THE YEAR THAT CHANGED MY LIFE
‘Game changer’ is an overused buzz-phrase, but if anyone fits the bill, it’s MELANIE PERKINS, who at just 30 helms the billiondollar tech company Canva
Canva founder Melanie Perkins reflects.
In 2011, I jumped on a plane to San Francisco with a pitch for what I believed was the future of publishing. I came up with the idea when I was teaching design programs like Indesign and Photoshop at uni and found students were struggling with the basics. The idea was to make design accessible to everyone by creating an online drag-and-drop tool that was incredibly user-friendly so that people could design anything and publish anywhere. I’d met an investor called Bill Tai in Perth the year before, and he said if I came to San Francisco he’d be happy to meet with me. So six months later, I was on the plane. I’d printed out a paper pitch using my mum’s printer, which was hilarious because I was presenting what I believed was the future of publishing and paper pitches were really not on trend. I was incredibly nervous when we went out to lunch — I was trying to show him my pitch deck and eat lunch at the same time, and I’d also read somewhere that if you mirror someone’s body language they will like you more, so I was trying to do that, too.
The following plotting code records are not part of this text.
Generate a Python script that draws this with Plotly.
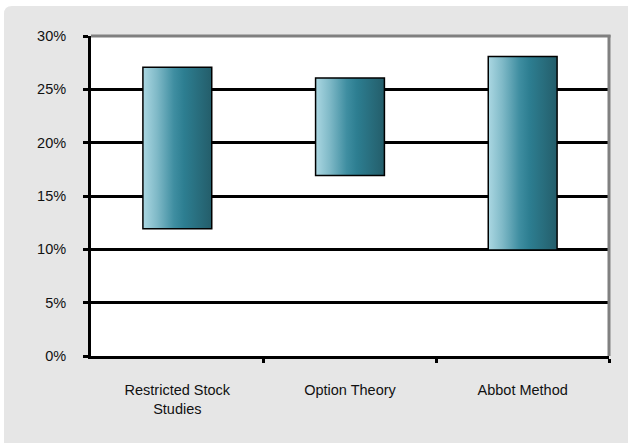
import plotly.graph_objects as go

# Ranges of implied discount rates by valuation approach
categories = ["Restricted Stock<br>Studies", "Option Theory", "Abbot Method"]
low_pct = [12, 17, 10]
high_pct = [27, 26, 28]
y_ticks = [0, 5, 10, 15, 20, 25, 30]

BAR_W = 0.39
W, H = 628, 443
L, R, T, B = 91, 19, 36, 87
pw, ph = W - L - R, H - T - B

fig = go.Figure()

# gradient-filled bodies of the floating bars
for i, (lo, hi) in enumerate(zip(low_pct, high_pct)):
    x0, x1 = i - BAR_W / 2, i + BAR_W / 2
    fig.add_trace(go.Scatter(
        x=[x0, x1, x1, x0, x0], y=[lo, lo, hi, hi, lo],
        mode="lines", line=dict(width=0), fill="toself",
        fillgradient=dict(type="horizontal", colorscale=[
            [0.0, "#a9d6e1"], [0.2, "#7fb9c7"], [0.45, "#3f8ea1"],
            [0.6, "#2d7e91"], [1.0, "#245e6b"]]),
        hoverinfo="skip", showlegend=False))

# outlines of the floating bars
fig.add_trace(go.Bar(
    x=list(range(len(categories))),
    y=[h - l for l, h in zip(low_pct, high_pct)],
    base=low_pct, width=BAR_W,
    marker=dict(color="rgba(0,0,0,0)", line=dict(color="#000000", width=3)),
    showlegend=False))

# outer rounded panel and white plot area
rx, ry = 8 / pw, 8 / ph
px0, px1 = (4 - L) / pw, (W - L) / pw + 0.01
py1, py0 = (H - B - 6) / ph, -(B + 2) / ph
panel_path = (f"M {px0 + rx},{py1} L {px1},{py1} L {px1},{py0} L {px0},{py0} "
              f"L {px0},{py1 - ry} Q {px0},{py1} {px0 + rx},{py1} Z")
shapes = [
    dict(type="path", xref="paper", yref="paper", path=panel_path,
         fillcolor="#e6e6e6", line=dict(width=0), layer="below"),
    dict(type="rect", xref="paper", yref="paper", x0=0, x1=1, y0=0, y1=1,
         fillcolor="#ffffff", line=dict(width=0), layer="below"),
    dict(type="line", xref="paper", yref="paper", x0=0, x1=1.003, y0=1, y1=1,
         line=dict(color="#808080", width=3)),
    dict(type="line", xref="paper", yref="paper", x0=1, x1=1, y0=0, y1=1.003,
         line=dict(color="#808080", width=3)),
]

font = dict(family="Liberation Sans, Arial, sans-serif", size=14.5, color="#111111")

fig.update_layout(
    width=W, height=H,
    margin=dict(l=L, r=R, t=T, b=B),
    paper_bgcolor="#ffffff", plot_bgcolor="#ffffff",
    font=font, shapes=shapes, bargap=0.6,
    xaxis=dict(range=[-0.5, 2.5], tickvals=list(range(len(categories))),
               ticktext=categories, ticks="", showgrid=False, zeroline=False,
               showline=True, linecolor="#000000", linewidth=3,
               ticklabelstandoff=19, fixedrange=True,
               minor=dict(tickmode="array", tickvals=[0.5, 1.5, 2.5],
                          ticks="outside", ticklen=4, tickwidth=3,
                          tickcolor="#000000", showgrid=False)),
    yaxis=dict(range=[0, 30], tickvals=y_ticks,
               ticktext=[f"{v}%" for v in y_ticks],
               ticks="outside", ticklen=5, tickwidth=3, tickcolor="#000000",
               showgrid=True, gridcolor="#000000", gridwidth=3,
               zeroline=False, showline=True, linecolor="#000000", linewidth=3,
               ticklabelstandoff=14, fixedrange=True),
)

fig.write_html("out.html")
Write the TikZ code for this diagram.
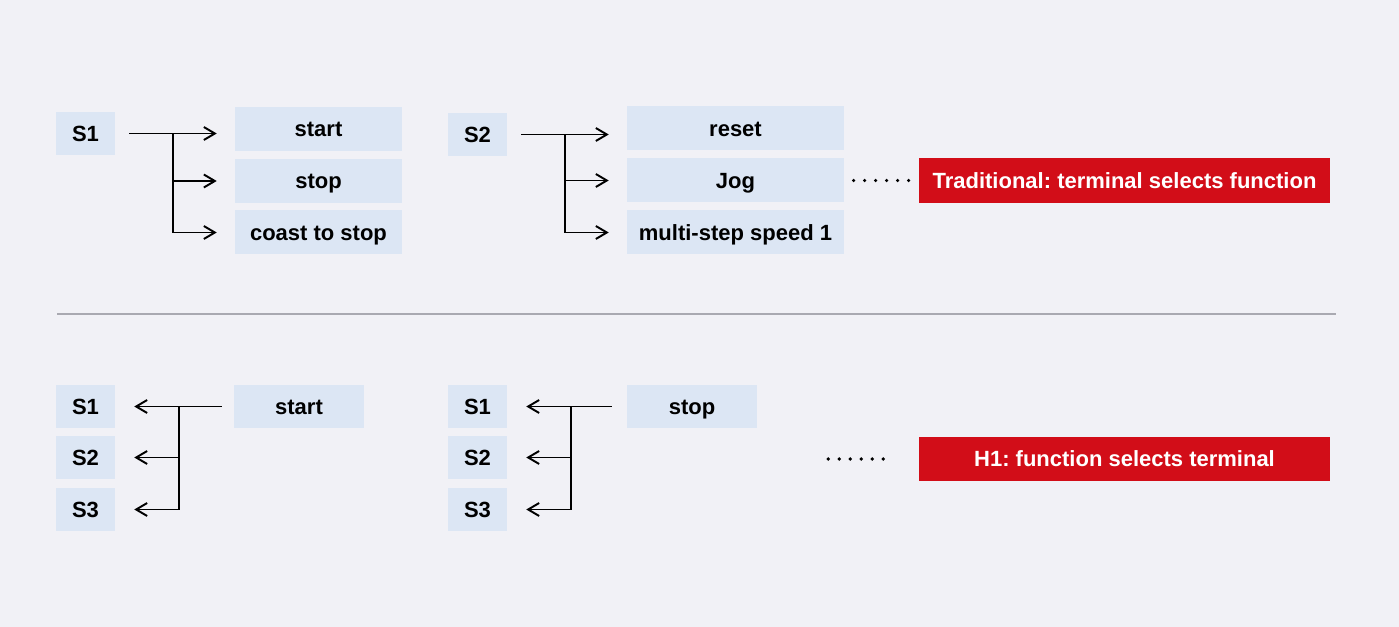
\documentclass[tikz,border=0pt]{standalone}
\usepackage{fontspec}
\setmainfont{Liberation Sans}
\usepackage{xcolor}
\usepackage{tikz}
\usetikzlibrary{arrows.meta}
\frenchspacing

\definecolor{bg}{HTML}{F1F1F6}
\definecolor{boxblue}{HTML}{DCE6F4}
\definecolor{redbox}{HTML}{D20D18}
\definecolor{sepgray}{HTML}{A9A9B1}

\tikzset{
	term/.style={fill=boxblue, inner sep=0pt, minimum width=44.25pt, minimum height=32.25pt,
		text height=11.8pt, text depth=0pt, font=\fontsize{16.5}{19.8}\selectfont\bfseries},
	func/.style={term, minimum height=33pt},
	note/.style={fill=redbox, text=white, inner sep=0pt, minimum width=308.25pt, minimum height=33.5pt,
		text height=11.8pt, text depth=0pt, font=\fontsize{16.5}{19.8}\selectfont\bfseries},
	link/.style={line width=1.45pt, -{Straight Barb[length=8.25pt,width=9.75pt]}},
	dots/.style={line width=2.7pt, line cap=round, dash pattern=on 0pt off 8.25pt}
}

\begin{document}
\begin{tikzpicture}[x=0.75pt,y=-0.75pt]
\fill[bg] (0,0) rectangle (1399,627);

\node[term] (a1) at (85.5,133.5) {S1};
\node[term] (a2) at (477.5,134.5) {S2};

\foreach \n/\y/\t in {1/129/start,2/181/stop,3/232.5/coast to stop}{
	\node[func, minimum width=125.25pt] (f\n) at (318.5,\y) {\t};
}
\foreach \n/\y/\t in {1/128.5/reset,2/180.5/Jog,3/232.5/multi-step speed 1}{
	\node[func, minimum width=162.75pt] (g\n) at (735.5,\y) {\t};
}

\coordinate (ja) at (173,133.5);
\coordinate (jb) at (565,134.5);

\draw[link, shorten <=10.5pt, shorten >=13.5pt] (a1.east) -- (f1.west |- a1.east);
\draw[link, shorten >=13.5pt] (ja) |- (f2.west);
\draw[link, shorten >=13.5pt] (ja) |- (f3.west);

\draw[link, shorten <=10.5pt, shorten >=13.5pt] (a2.east) -- (g1.west |- a2.east);
\draw[link, shorten >=13.5pt] (jb) |- (g2.west);
\draw[link, shorten >=13.5pt] (jb) |- (g3.west);

\node[note] (n1) at (1124.5,180.5) {Traditional: terminal selects function};
\draw[dots, shorten <=7pt, shorten >=7pt] (g2.east) -- (n1.west);

\draw[sepgray, line width=1.1pt] (57,314)--(1336,314);

\foreach \n/\y in {1/406.5,2/457.5,3/509.5}{
	\node[term] (b\n) at (85.5,\y) {S\n};
	\node[term] (c\n) at (477.5,\y) {S\n};
}

\node[term, minimum width=97.5pt] (hs) at (299,406.5) {start};
\node[term, minimum width=97.5pt] (ht) at (692,406.5) {stop};

\coordinate (jc) at (179,406.5);
\coordinate (jd) at (571,406.5);

\draw[link, shorten <=9pt, shorten >=14.25pt] (hs.west) -- (b1.east);
\draw[link, shorten >=14.25pt] (jc) |- (b2.east);
\draw[link, shorten >=14.25pt] (jc) |- (b3.east);

\draw[link, shorten <=11.25pt, shorten >=14.25pt] (ht.west) -- (c1.east);
\draw[link, shorten >=14.25pt] (jd) |- (c2.east);
\draw[link, shorten >=14.25pt] (jd) |- (c3.east);

\node[note] (n2) at (1124.5,459) {H1: function selects terminal};
\draw[dots, shorten <=53.25pt, shorten >=25.5pt] (n2.west -| ht.east) -- (n2.west);

\end{tikzpicture}
\end{document}
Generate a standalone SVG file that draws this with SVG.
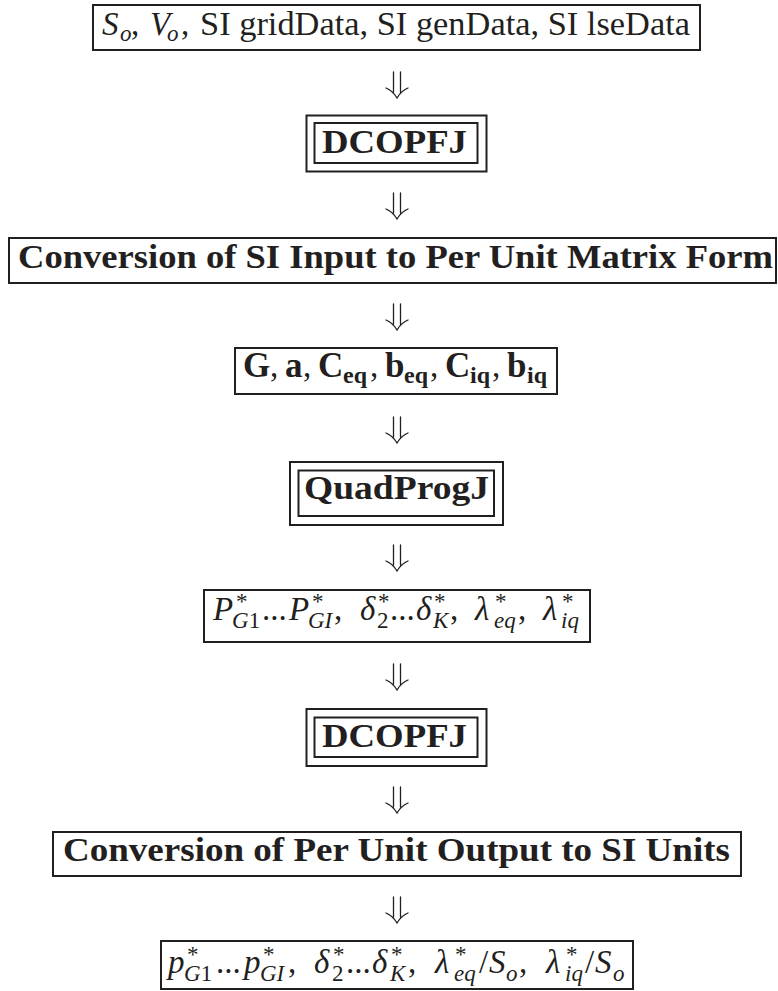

Bill was on the phone the whole time, so I thought the meeting went horribly, but he emailed me that evening saying he’d be happy to invest if I got a tech team together. It was completely mind-blowing, but then it meant another year of going to conferences, cold calling and being on Linkedin trying to find these people.
Eventually, I found Cameron Adams [Canva’s chief product officer] and Dave Hearnden [chief technology officer], who were both from Google. It was certainly worth the wait.then there was another round of pitches to investors, and after we landed investment in 2012, there was a year of development. So it was more than three years from when I first met Bill to when Cameron, Cliff Obrecht [co-founder of Perkins’s first startup, a yearbook design and publishing company called Fusion Books] and I launched Canva in August 2013. Since then, more than 400 million designs have been created on Canva, we have 300 team members in our offices in Sydney and Manila, and the company was valued at US$1 billion [$1.3 billion] in January 2018.
Meeting Bill really opened my eyes to the world of startups and venture capitalists and changed my perception of what I thought was possible. In the same year, I also met Google Maps co-founder Lars Rasmussen. Before I met him, I had no idea that people who built big, world-changing companies could just be nice people who worked incredibly hard.
The most challenging thing about building Canva was dealing with all the rejection when I was first pitching to investors. A natural reaction to rejection is to stop what you are doing, because it doesn’t feel nice. But I had to persist hundreds of times over and be rejected hundreds of times over. I learnt that if I put enough effort into things and kept doing them, eventually, I would succeed. It would have been easy to give up at hundreds of points along the way, but continuing where most people would stop has been critical to Canva’s success. One of the most important things was to just get started, even on the smallest possible thing — figuring out how to make $100, for example — and building from there. It’s so easy to talk yourself out of beginning anything if it feels overwhelming. But if you start small, you can grow.
People use Canva for creating everything from social media graphics to marketing material, and I’m particularly proud that we have more than 20,000 nonprofits using it to promote their causes.
Dreaming about the future is something I love to do. I couldn’t imagine the future of design being desktop-based and so difficult; it seemed impossible that publishing would not undergo a radical transformation.our vision is to enable everyone to design anything and publish it everywhere. I feel like we’re only just getting started.